The opposition parties are right to worry over what
appear as threats from Alhaji Bamanga. But they may not be the target of his
words, at least for now. The drums of war were beaten in a part of the country
where the PDP is literary drowning. It was a good pitch from the chairman as
well, in a context in which many prominent PDP people from the southwest are
feeling the effects of being out of power. They will understand the language of
war, having seen the obliterating campaign of the ACN in action, and the
weakening of their ranks from massive quarrels and having too many generals in
a tiny army.
The PDP is indeed fighting a war, but for now it is a
war against its own members. The orchestrated campaign to reconcile members of
the party has exposed the enormity of its internal problems. In fact, some
senior members of the party must be regretting the high profile and open mature
of the campaign to heal rifts, because all it did is to deepen rifts. Many
governors, the real powerhouses of the party, largely boycotted public
relations events targeted at showing unity, and then sent in apologies and
excuses for their absences. Key members of the party in most zones made louder
statements by being absent than they would have if they had joined the junketing.
The reconciliation train lost more passengers than it picked, and by the time
it stopped in Abuja, the party’s leadership would have been in no doubt that
the opposition is unlikely to be its biggest problem.
All over the country, the ruling party has problems.
In the north, few people are willing to even display their party membership
cards in public. The region has suffered unprecedented regression in its
fortunes, and most people hold the party and its governors responsible. Many
people think President Jonathan is indifferent to the problems of the North
because he thinks it was hostile to his 2011 ambitions. They do not hold him
responsible for Boko Haram; but they blame him for refusing to look at options
to his present strategies for dealing with them.

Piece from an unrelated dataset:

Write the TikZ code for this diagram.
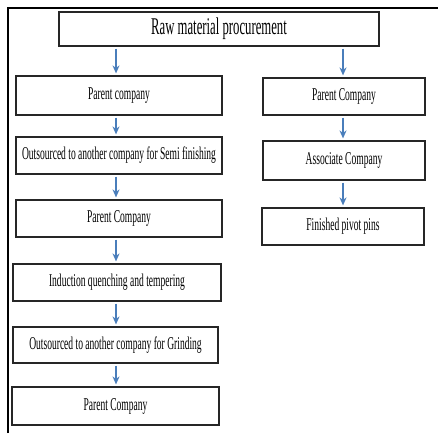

Northern governors, 15 of them
from PDP, are blamed for engineering the Jonathan presidency, and then
retreating into their fortified residences and leaving the people with poverty
and Boko Haram. The few prominent PDP leaders who benefit from its rule do not
advertize their good fortune. Many of the party’s members are waiting in the
wings to join the merging opposition.
In the southwest, the party is virtually non-existent
for all practical purposes. The ACN is closing in for the total kill by
aggressively pursuing the merger, and building fortresses in competence and
performance which can be used as electoral currency in 2015. In the southeast,
the party is fighting for space with APGA, and legions of star-gazers want to
know if it is time for Igbo politicians to chart an entirely new course. The
south-south is holding on to the PDP as a raft, and will do anything to stop it
from sinking. It realizes, however, that the rest of the nation is drifting away
from it, and is unsure over what it will take to regain the ground lost.
President Jonathan’s record is not likely to be so dramatically transformed by
2015 that it will serve as a rallying point. Too much of his small circle has
been taken up by his own people that other Nigerians have long relocated
without the south-south managers even noticing.
On the whole, you could say that the PDP chairman’s
war drums are not being beaten without just cause. But PDP does not just beat
war drums. It prepares for war in all aspects. It will, for instance, watch how
the opposition intends to wriggle out of the booby trap over its proposed name with
INEC. It must be congratulating itself for the small victory over the time and
energy being wasted on the name affair. The merger process is being hurt by the
quarrels over a name, and playing perfectly into PDP’s hand. Chances are that
they wont get the merged party registered as APC by INEC, but the parties are
behaving like a child whose lolly has been lost, and is rejecting another one
in its place. Every day it huffs and puffs over APC, PDP gains a strategic
advantage. You would have thought a movement towards merger with some veteran
casualties of the PDP will know some of its tricks by now, and would therefore
know which battles to fight and which to avoid.
The real war drums that should alarm Nigerians will be
those that may signal such danger to the PDP that it will have no option but to
attempt to rig the 2015 elections, at all cost. If it cannot heal its massive
wounds, or radically engineer an improvement in the performance of its elected
officials, or damage the merger irredeemably, it may be tempted to tamper
dangerously with the electoral process. It should not. Many people in the PDP
find it difficult to image life outside the comfort of the PDP. But life will
be infinitely more difficult for everyone if the PDP attempts to rig the 2015
elections because it cannot win them freely and fairly.